**Given problem**
Transcribe the listing word for word.

═══ Source data

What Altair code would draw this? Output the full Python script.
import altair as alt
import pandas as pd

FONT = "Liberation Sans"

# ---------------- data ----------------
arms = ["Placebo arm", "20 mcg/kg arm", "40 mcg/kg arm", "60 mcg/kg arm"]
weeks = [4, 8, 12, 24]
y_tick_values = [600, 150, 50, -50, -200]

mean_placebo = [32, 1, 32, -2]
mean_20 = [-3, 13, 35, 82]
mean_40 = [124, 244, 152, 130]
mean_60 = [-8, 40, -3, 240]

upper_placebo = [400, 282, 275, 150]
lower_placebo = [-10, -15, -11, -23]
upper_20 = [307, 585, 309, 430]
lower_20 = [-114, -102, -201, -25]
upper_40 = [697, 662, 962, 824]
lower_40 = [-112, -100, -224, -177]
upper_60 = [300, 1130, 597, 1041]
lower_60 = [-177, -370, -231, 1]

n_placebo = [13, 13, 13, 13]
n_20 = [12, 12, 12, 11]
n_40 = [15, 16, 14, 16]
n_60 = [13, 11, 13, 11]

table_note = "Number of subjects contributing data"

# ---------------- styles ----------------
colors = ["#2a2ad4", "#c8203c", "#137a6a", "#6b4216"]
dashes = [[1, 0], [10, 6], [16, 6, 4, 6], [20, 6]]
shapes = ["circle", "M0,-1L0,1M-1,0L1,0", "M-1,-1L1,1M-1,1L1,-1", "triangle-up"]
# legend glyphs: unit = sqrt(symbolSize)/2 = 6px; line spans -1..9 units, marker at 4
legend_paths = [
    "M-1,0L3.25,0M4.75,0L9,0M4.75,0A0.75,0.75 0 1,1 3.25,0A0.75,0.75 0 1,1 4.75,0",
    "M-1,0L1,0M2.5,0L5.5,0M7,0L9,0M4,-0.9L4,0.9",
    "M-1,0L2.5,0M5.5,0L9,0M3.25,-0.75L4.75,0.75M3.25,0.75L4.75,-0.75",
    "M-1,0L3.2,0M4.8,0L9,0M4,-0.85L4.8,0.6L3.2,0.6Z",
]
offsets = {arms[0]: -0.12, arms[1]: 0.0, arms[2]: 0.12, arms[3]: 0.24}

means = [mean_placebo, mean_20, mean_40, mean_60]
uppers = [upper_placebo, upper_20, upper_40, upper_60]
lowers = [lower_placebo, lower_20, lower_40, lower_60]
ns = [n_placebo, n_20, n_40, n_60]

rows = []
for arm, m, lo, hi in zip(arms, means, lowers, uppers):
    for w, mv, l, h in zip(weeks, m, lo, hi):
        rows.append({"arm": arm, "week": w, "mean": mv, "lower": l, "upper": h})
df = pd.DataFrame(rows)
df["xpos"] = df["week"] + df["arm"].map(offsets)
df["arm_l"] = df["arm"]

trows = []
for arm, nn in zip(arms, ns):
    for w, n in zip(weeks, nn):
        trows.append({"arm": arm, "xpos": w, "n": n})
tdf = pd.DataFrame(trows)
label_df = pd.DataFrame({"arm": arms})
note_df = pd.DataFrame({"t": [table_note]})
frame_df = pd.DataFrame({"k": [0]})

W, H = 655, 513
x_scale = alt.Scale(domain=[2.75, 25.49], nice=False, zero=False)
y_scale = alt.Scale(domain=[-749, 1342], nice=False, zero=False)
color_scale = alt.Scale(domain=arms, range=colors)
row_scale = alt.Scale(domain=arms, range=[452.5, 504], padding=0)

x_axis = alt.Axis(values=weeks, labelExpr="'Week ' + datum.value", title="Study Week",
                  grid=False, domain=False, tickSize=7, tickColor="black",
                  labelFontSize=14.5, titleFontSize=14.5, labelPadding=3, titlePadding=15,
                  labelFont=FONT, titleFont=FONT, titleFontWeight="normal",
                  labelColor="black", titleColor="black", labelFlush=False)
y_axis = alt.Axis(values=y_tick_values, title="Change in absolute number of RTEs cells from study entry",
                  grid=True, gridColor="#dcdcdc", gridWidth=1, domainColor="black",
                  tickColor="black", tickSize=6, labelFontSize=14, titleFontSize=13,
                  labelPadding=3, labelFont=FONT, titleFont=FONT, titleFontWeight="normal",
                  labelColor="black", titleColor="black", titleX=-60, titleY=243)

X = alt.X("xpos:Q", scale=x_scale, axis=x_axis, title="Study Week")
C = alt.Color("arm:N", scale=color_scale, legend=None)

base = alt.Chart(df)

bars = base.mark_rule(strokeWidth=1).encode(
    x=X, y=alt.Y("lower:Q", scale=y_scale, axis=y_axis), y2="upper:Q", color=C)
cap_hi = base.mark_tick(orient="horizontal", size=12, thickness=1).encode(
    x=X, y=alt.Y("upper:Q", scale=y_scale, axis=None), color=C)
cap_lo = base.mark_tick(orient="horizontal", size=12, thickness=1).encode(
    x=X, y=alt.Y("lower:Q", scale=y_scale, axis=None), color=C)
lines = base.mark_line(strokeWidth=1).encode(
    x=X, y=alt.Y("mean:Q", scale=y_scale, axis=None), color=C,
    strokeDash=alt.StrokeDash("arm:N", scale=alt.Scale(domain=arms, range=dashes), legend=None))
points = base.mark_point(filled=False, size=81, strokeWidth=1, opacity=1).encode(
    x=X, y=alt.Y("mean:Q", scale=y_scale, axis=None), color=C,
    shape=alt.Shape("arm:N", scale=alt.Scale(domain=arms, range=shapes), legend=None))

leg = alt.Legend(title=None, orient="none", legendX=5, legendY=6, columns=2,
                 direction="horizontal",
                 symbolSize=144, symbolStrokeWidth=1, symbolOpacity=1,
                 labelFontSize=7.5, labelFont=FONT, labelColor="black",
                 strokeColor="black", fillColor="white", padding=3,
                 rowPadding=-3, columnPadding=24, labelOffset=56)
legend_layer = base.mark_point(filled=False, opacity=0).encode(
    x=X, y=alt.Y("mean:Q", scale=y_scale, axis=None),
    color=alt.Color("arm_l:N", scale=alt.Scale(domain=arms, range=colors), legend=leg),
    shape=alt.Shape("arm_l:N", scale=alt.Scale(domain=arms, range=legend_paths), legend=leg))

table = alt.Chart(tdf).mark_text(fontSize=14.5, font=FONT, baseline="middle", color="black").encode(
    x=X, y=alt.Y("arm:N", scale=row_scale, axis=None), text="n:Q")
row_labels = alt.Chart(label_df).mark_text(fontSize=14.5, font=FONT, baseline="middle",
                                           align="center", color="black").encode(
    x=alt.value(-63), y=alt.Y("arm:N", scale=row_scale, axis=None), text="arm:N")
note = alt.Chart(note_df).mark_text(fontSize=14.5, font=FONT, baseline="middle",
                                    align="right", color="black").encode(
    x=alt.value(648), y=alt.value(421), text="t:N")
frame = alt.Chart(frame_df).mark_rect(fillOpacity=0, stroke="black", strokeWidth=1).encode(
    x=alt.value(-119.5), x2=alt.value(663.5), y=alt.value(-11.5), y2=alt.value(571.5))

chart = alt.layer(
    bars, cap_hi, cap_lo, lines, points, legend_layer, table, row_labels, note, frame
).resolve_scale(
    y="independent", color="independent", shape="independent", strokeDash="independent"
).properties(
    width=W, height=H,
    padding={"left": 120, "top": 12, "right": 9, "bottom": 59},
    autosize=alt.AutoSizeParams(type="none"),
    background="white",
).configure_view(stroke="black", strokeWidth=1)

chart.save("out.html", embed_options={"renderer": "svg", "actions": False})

══════

**Solved problem**
What Altair code would draw this? Output the full Python script.
import altair as alt
import pandas as pd

FONT = "Liberation Sans"

# ---------------- data ----------------
arms = ["Placebo arm", "20 mcg/kg arm", "40 mcg/kg arm", "60 mcg/kg arm"]
weeks = [4, 8, 12, 24]
y_tick_values = [600, 150, 50, -50, -200]

mean_placebo = [32, 1, 32, -2]
mean_20 = [-3, 13, 35, 82]
mean_40 = [124, 244, 152, 130]
mean_60 = [-8, 40, -3, 240]

upper_placebo = [400, 282, 275, 150]
lower_placebo = [-10, -15, -11, -23]
upper_20 = [307, 585, 309, 430]
lower_20 = [-114, -102, -201, -25]
upper_40 = [697, 662, 962, 824]
lower_40 = [-112, -100, -224, -177]
upper_60 = [300, 1130, 597, 1041]
lower_60 = [-177, -370, -231, 1]

n_placebo = [13, 13, 13, 13]
n_20 = [12, 12, 12, 11]
n_40 = [15, 16, 14, 16]
n_60 = [13, 11, 13, 11]

table_note = "Number of subjects contributing data"

# ---------------- styles ----------------
colors = ["#2a2ad4", "#c8203c", "#137a6a", "#6b4216"]
dashes = [[1, 0], [10, 6], [16, 6, 4, 6], [20, 6]]
shapes = ["circle", "M0,-1L0,1M-1,0L1,0", "M-1,-1L1,1M-1,1L1,-1", "triangle-up"]
# legend glyphs: unit = sqrt(symbolSize)/2 = 6px; line spans -1..9 units, marker at 4
legend_paths = [
    "M-1,0L3.25,0M4.75,0L9,0M4.75,0A0.75,0.75 0 1,1 3.25,0A0.75,0.75 0 1,1 4.75,0",
    "M-1,0L1,0M2.5,0L5.5,0M7,0L9,0M4,-0.9L4,0.9",
    "M-1,0L2.5,0M5.5,0L9,0M3.25,-0.75L4.75,0.75M3.25,0.75L4.75,-0.75",
    "M-1,0L3.2,0M4.8,0L9,0M4,-0.85L4.8,0.6L3.2,0.6Z",
]
offsets = {arms[0]: -0.12, arms[1]: 0.0, arms[2]: 0.12, arms[3]: 0.24}

means = [mean_placebo, mean_20, mean_40, mean_60]
uppers = [upper_placebo, upper_20, upper_40, upper_60]
lowers = [lower_placebo, lower_20, lower_40, lower_60]
ns = [n_placebo, n_20, n_40, n_60]

rows = []
for arm, m, lo, hi in zip(arms, means, lowers, uppers):
    for w, mv, l, h in zip(weeks, m, lo, hi):
        rows.append({"arm": arm, "week": w, "mean": mv, "lower": l, "upper": h})
df = pd.DataFrame(rows)
df["xpos"] = df["week"] + df["arm"].map(offsets)
df["arm_l"] = df["arm"]

trows = []
for arm, nn in zip(arms, ns):
    for w, n in zip(weeks, nn):
        trows.append({"arm": arm, "xpos": w, "n": n})
tdf = pd.DataFrame(trows)
label_df = pd.DataFrame({"arm": arms})
note_df = pd.DataFrame({"t": [table_note]})
frame_df = pd.DataFrame({"k": [0]})

W, H = 655, 513
x_scale = alt.Scale(domain=[2.75, 25.49], nice=False, zero=False)
y_scale = alt.Scale(domain=[-749, 1342], nice=False, zero=False)
color_scale = alt.Scale(domain=arms, range=colors)
row_scale = alt.Scale(domain=arms, range=[452.5, 504], padding=0)

x_axis = alt.Axis(values=weeks, labelExpr="'Week ' + datum.value", title="Study Week",
                  grid=False, domain=False, tickSize=7, tickColor="black",
                  labelFontSize=14.5, titleFontSize=14.5, labelPadding=3, titlePadding=15,
                  labelFont=FONT, titleFont=FONT, titleFontWeight="normal",
                  labelColor="black", titleColor="black", labelFlush=False)
y_axis = alt.Axis(values=y_tick_values, title="Change in absolute number of RTEs cells from study entry",
                  grid=True, gridColor="#dcdcdc", gridWidth=1, domainColor="black",
                  tickColor="black", tickSize=6, labelFontSize=14, titleFontSize=13,
                  labelPadding=3, labelFont=FONT, titleFont=FONT, titleFontWeight="normal",
                  labelColor="black", titleColor="black", titleX=-60, titleY=243)

X = alt.X("xpos:Q", scale=x_scale, axis=x_axis, title="Study Week")
C = alt.Color("arm:N", scale=color_scale, legend=None)

base = alt.Chart(df)

bars = base.mark_rule(strokeWidth=1).encode(
    x=X, y=alt.Y("lower:Q", scale=y_scale, axis=y_axis), y2="upper:Q", color=C)
cap_hi = base.mark_tick(orient="horizontal", size=12, thickness=1).encode(
    x=X, y=alt.Y("upper:Q", scale=y_scale, axis=None), color=C)
cap_lo = base.mark_tick(orient="horizontal", size=12, thickness=1).encode(
    x=X, y=alt.Y("lower:Q", scale=y_scale, axis=None), color=C)
lines = base.mark_line(strokeWidth=1).encode(
    x=X, y=alt.Y("mean:Q", scale=y_scale, axis=None), color=C,
    strokeDash=alt.StrokeDash("arm:N", scale=alt.Scale(domain=arms, range=dashes), legend=None))
points = base.mark_point(filled=False, size=81, strokeWidth=1, opacity=1).encode(
    x=X, y=alt.Y("mean:Q", scale=y_scale, axis=None), color=C,
    shape=alt.Shape("arm:N", scale=alt.Scale(domain=arms, range=shapes), legend=None))

leg = alt.Legend(title=None, orient="none", legendX=5, legendY=6, columns=2,
                 direction="horizontal",
                 symbolSize=144, symbolStrokeWidth=1, symbolOpacity=1,
                 labelFontSize=7.5, labelFont=FONT, labelColor="black",
                 strokeColor="black", fillColor="white", padding=3,
                 rowPadding=-3, columnPadding=24, labelOffset=56)
legend_layer = base.mark_point(filled=False, opacity=0).encode(
    x=X, y=alt.Y("mean:Q", scale=y_scale, axis=None),
    color=alt.Color("arm_l:N", scale=alt.Scale(domain=arms, range=colors), legend=leg),
    shape=alt.Shape("arm_l:N", scale=alt.Scale(domain=arms, range=legend_paths), legend=leg))

table = alt.Chart(tdf).mark_text(fontSize=14.5, font=FONT, baseline="middle", color="black").encode(
    x=X, y=alt.Y("arm:N", scale=row_scale, axis=None), text="n:Q")
row_labels = alt.Chart(label_df).mark_text(fontSize=14.5, font=FONT, baseline="middle",
                                           align="center", color="black").encode(
    x=alt.value(-63), y=alt.Y("arm:N", scale=row_scale, axis=None), text="arm:N")
note = alt.Chart(note_df).mark_text(fontSize=14.5, font=FONT, baseline="middle",
                                    align="right", color="black").encode(
    x=alt.value(648), y=alt.value(421), text="t:N")
frame = alt.Chart(frame_df).mark_rect(fillOpacity=0, stroke="black", strokeWidth=1).encode(
    x=alt.value(-119.5), x2=alt.value(663.5), y=alt.value(-11.5), y2=alt.value(571.5))

chart = alt.layer(
    bars, cap_hi, cap_lo, lines, points, legend_layer, table, row_labels, note, frame
).resolve_scale(
    y="independent", color="independent", shape="independent", strokeDash="independent"
).properties(
    width=W, height=H,
    padding={"left": 120, "top": 12, "right": 9, "bottom": 59},
    autosize=alt.AutoSizeParams(type="none"),
    background="white",
).configure_view(stroke="black", strokeWidth=1)

chart.save("out.html", embed_options={"renderer": "svg", "actions": False})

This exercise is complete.